Претыкание № 2: у романтизма, конечно, другое (метафизическое, а не как сейчас, привязанное к практике) понимание зла, при котором разложение души воспринимается как вещь более страшная, чем убийство. (Нетрудно заметить, что золотые образцы русской классики порождены именно этой метафизикой, и если в них чувственная роскошь описаний, детализации создает обманчивый эффект картины с натуры, то все акценты, все действие сосредоточены на том, чего в реальности нет вообще.) Обремененные смертями злодеи так обаятельны, потому что не обременены счетами от психоаналитиков. Подумаешь, до трехсот сарацин покрошил своеручно мужественный рыцарь: страдает-то он от другого. Увидеть бы лица этих былых людей, когда им расскажут о человеческой жизни как высшей ценности. (“Для нас с тобой все это пустяки по сравнению с тем, что мы считаем позором”.) Современному (ставим в скобках уточнение: интеллигентному) человеку приятен такой подход — ибо для него самого невозможен. Когда с одной стороны гнетут высшие ценности, а с другой — потребности человеческой природы, здорово страдает психика. Радует все простое, крепкое, цельнометаллическое. Литературная смелость большинства современных писателей тоже своего рода компенсация (и это нормально) за выстроенную на трусости жизнь.
И все это радости на кушетке: никому не придет в голову моделировать собственное поведение по предложенным образцам. Почему, раньше же моделировали? Имитировать сильные чувства имело бы смысл, если б они хоть как-то котировались. Но (возвращаясь к нашим слонам) где слоны? Препарировать какого-нибудь счастливо найденного дохлого мерзлого мамонта — увольте, на это есть академия де-сиянс. Современное понимание зла — исключительно социально. Сильные чувства на антиобщественной службе — это зло или как? Романтический злодей гибнет от избытка собственной силы — туда ему и дорога? Если он гибнет и гибнет, из книжки в книжку (доктор Лектер еще жив, но это временно), откуда такая живучесть в жанре и за его пределами? (Ведь то, что А. И. Свидригайлов — и почему он именно Аркадий? — типичный романтический злодей, о чем-то да говорит.) Бесконечная борьба с Люцифером, который тоже, оказывается, умеет любить. Как же так, ведь любы есть Бог?
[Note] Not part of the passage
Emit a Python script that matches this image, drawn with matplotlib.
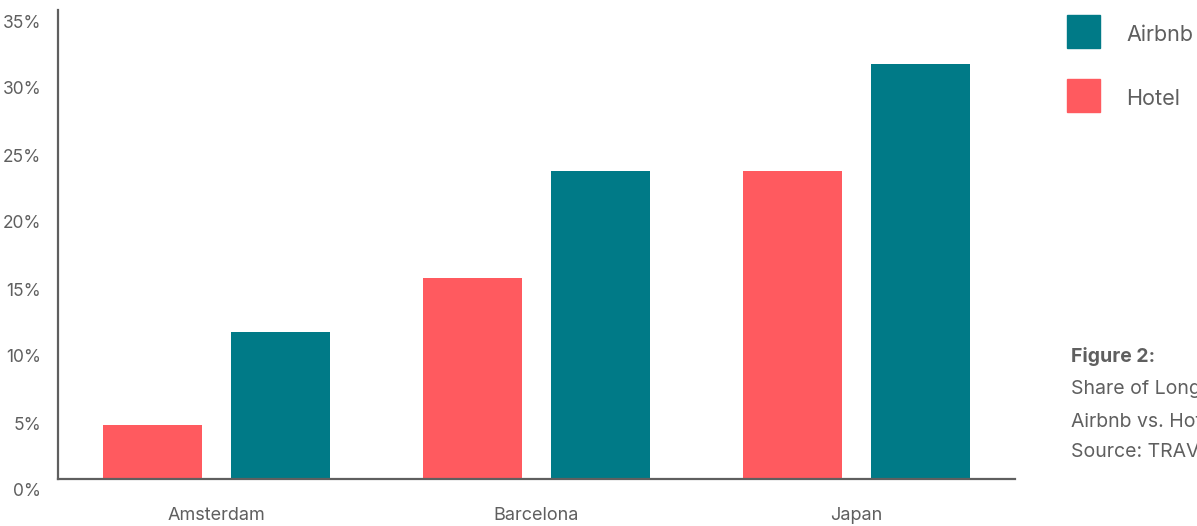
import matplotlib
matplotlib.use("Agg")
import matplotlib.pyplot as plt
import matplotlib.transforms as mtransforms
from matplotlib.patches import Rectangle
import numpy as np

# data
cities = ["Amsterdam", "Barcelona", "Japan"]
hotel = [4, 15, 23]
airbnb = [11, 23, 31]
yticks = [0, 5, 10, 15, 20, 25, 30, 35]

teal = "#007A87"
coral = "#FF5A5F"
axis_grey = "#5f5f5f"
text_grey = "#5f5f5f"

plt.rcParams["font.family"] = ["Inter", "DejaVu Sans"]

W, H = 1197, 526
fig = plt.figure(figsize=(W / 100, H / 100), dpi=100)
ax = fig.add_axes([58 / W, (H - 479) / H, (1015 - 58) / W, (479 - 10) / H])

x = np.arange(len(cities))
w = 0.309
ax.bar(x - 0.2, hotel, w, color=coral, label="Hotel")
ax.bar(x + 0.2, airbnb, w, color=teal, label="Airbnb")

ax.set_xlim(-0.495, 2.495)
ax.set_ylim(0, 35)
ax.set_yticks(yticks)
ax.set_yticklabels([f"{t}%" for t in yticks])
ax.set_xticks(x)
ax.set_xticklabels(cities)
ax.tick_params(axis="both", length=0, labelcolor=text_grey)
ax.tick_params(axis="y", pad=12, labelsize=12.5)
ax.tick_params(axis="x", pad=20, labelsize=13)

# y labels sit a bit lower than their tick position in the original
shift = mtransforms.ScaledTranslation(0, -11 / 100, fig.dpi_scale_trans)
for lbl in ax.get_yticklabels():
    lbl.set_transform(lbl.get_transform() + shift)

for s in ["top", "right"]:
    ax.spines[s].set_visible(False)
for s in ["left", "bottom"]:
    ax.spines[s].set_color(axis_grey)
    ax.spines[s].set_linewidth(1.6)

# legend squares + labels
for top, col, name in [(15, teal, "Airbnb"), (79, coral, "Hotel")]:
    fig.patches.append(Rectangle((1067 / W, (H - top - 33) / H), 33 / W, 33 / H,
                                 transform=fig.transFigure, color=col))
    fig.text(1126 / W, 1 - (top + 20) / H, name, fontsize=15.5,
             color=text_grey, va="center")

cap_x = 1071 / W
fig.text(cap_x, 1 - 356 / H, "Figure 2:", fontsize=14, fontweight="bold",
         color=text_grey, va="center")
fig.text(cap_x, 1 - 389 / H, "Share of Long-Term Stays", fontsize=14,
         color=text_grey, va="center")
fig.text(cap_x, 1 - 422 / H, "Airbnb vs. Hotels", fontsize=14,
         color=text_grey, va="center")
fig.text(cap_x, 1 - 452 / H, "Source: TRAVELDATA", fontsize=14,
         color=text_grey, va="center")

fig.savefig("out.png", dpi=100)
Пока что борьбу выигрывают писатели; даже Лермонтов не рискнул, препроводил-таки Тамару в объятия рая. Не стерпится! Не слюбится!
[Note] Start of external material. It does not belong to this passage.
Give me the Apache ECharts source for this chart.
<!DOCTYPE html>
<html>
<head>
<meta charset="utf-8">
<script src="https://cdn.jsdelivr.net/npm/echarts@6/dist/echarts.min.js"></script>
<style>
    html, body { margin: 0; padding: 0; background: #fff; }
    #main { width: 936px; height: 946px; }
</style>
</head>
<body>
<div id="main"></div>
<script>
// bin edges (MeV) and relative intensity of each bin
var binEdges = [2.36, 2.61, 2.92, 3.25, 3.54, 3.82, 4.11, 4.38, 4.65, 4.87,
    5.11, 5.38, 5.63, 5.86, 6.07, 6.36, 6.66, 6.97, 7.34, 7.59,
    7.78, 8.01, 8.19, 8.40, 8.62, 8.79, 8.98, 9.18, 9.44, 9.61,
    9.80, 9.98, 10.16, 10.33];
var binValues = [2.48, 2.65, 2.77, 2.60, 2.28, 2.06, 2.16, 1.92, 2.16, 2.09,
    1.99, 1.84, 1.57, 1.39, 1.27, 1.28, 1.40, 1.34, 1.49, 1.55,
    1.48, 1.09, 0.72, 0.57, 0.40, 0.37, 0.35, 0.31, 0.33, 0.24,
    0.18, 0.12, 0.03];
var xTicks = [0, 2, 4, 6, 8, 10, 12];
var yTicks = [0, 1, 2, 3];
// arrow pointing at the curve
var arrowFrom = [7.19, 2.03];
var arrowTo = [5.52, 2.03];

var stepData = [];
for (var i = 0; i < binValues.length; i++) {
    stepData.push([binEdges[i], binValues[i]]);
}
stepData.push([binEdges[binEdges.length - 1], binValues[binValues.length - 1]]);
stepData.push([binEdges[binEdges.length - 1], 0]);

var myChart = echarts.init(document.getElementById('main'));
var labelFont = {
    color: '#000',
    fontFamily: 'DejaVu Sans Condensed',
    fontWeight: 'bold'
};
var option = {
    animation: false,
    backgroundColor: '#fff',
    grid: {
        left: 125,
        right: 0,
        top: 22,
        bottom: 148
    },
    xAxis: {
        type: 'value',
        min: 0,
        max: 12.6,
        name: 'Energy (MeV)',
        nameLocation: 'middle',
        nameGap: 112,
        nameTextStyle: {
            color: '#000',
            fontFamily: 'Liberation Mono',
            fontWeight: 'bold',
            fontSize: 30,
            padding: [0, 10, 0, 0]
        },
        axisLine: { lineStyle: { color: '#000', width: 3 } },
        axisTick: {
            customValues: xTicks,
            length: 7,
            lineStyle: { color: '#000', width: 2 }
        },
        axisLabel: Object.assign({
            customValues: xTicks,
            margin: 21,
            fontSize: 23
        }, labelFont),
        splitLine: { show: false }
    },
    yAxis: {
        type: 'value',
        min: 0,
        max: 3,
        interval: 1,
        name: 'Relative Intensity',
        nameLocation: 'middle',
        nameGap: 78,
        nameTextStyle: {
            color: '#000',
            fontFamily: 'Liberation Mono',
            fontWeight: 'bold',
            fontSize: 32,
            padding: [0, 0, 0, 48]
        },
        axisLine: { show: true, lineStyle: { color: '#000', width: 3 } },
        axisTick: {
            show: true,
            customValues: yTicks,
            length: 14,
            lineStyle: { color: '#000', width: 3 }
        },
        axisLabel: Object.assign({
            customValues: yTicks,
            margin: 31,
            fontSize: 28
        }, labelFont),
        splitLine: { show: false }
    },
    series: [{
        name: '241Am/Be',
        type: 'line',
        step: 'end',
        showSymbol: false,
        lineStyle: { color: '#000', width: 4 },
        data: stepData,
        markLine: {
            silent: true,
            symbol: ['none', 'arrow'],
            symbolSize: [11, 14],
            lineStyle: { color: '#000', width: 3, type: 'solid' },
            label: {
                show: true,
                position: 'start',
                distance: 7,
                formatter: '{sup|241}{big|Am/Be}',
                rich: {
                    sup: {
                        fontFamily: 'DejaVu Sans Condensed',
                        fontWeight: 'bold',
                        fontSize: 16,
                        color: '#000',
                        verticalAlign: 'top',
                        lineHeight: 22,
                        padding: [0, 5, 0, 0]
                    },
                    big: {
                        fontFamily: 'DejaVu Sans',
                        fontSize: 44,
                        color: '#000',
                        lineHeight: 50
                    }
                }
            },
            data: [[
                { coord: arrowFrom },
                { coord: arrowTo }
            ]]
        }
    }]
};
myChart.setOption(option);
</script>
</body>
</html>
Потому что так интереснее и все впереди.
P. S. Цвет рыцарства отвоевывает демократию в Ираке. Прославленный генерал Б., вернувшись домой после удачной спецоперации, влюбляется в пацифистку, которую вскоре обвиняют в шпионаже. Генерал, используя связи, готовит ее побег. Пацифистка заявляет о своей невиновности и требует, чтобы вместо побега генерал спланировал обращение в международные инстанции, а также рассказал общественности о творимых армией ужасах. Генерал готов уйти в отставку, но не готов обсуждать армию с общественностью, считая это предательством… Это только в конспекте выглядит дебилизмом. А сподобится кто-нибудь снять фильм — всем понравится. Главное, чтобы дело кончилось трибуналом.